== Task to complete ==
Copy, from the entries below, each line where the word "with" can be found.

== Supplied data ==
================================
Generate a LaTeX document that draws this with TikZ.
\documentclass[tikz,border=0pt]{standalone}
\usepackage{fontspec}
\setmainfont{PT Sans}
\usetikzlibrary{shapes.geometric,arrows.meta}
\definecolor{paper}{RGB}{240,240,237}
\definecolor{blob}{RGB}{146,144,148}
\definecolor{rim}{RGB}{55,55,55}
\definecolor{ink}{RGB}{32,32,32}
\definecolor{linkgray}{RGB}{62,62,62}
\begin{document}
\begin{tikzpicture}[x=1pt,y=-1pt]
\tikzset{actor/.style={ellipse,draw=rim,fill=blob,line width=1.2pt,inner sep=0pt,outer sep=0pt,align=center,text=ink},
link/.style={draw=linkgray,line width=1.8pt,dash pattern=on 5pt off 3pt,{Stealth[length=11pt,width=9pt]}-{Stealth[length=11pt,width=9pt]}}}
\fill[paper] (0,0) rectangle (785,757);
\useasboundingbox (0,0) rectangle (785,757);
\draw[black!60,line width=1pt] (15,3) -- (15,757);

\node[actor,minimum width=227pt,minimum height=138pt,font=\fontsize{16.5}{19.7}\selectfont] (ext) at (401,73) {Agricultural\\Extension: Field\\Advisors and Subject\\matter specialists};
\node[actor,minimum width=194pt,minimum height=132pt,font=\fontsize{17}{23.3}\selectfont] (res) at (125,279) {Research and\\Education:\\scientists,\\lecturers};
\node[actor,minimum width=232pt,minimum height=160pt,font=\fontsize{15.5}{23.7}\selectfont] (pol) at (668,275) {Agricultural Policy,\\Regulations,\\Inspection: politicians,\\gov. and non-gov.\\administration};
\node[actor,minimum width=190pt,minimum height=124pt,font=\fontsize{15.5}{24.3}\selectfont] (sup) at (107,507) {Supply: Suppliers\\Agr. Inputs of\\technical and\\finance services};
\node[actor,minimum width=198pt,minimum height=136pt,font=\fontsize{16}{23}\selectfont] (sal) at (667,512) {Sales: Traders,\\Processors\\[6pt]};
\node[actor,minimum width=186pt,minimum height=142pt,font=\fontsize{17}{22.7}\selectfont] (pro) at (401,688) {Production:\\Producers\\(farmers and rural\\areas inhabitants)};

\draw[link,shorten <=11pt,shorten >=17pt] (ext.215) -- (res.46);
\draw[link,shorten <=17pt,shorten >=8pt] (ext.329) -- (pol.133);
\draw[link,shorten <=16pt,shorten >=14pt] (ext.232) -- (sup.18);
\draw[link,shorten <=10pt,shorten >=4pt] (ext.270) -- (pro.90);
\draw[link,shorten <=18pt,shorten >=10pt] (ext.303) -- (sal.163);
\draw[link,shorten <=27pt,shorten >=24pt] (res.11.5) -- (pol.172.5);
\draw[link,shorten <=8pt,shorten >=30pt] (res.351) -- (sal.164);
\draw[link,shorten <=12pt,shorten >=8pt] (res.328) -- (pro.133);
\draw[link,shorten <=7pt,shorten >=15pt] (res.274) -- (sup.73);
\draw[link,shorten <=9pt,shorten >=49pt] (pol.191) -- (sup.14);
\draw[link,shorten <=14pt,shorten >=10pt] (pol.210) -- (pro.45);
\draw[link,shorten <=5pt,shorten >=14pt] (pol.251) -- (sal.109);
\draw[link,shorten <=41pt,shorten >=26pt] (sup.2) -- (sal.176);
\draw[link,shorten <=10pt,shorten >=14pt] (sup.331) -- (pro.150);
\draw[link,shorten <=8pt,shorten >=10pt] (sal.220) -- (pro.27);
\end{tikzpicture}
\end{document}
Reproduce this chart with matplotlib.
================================
== Written reply ==
Generate a LaTeX document that draws this with TikZ.
Reproduce this chart with matplotlib.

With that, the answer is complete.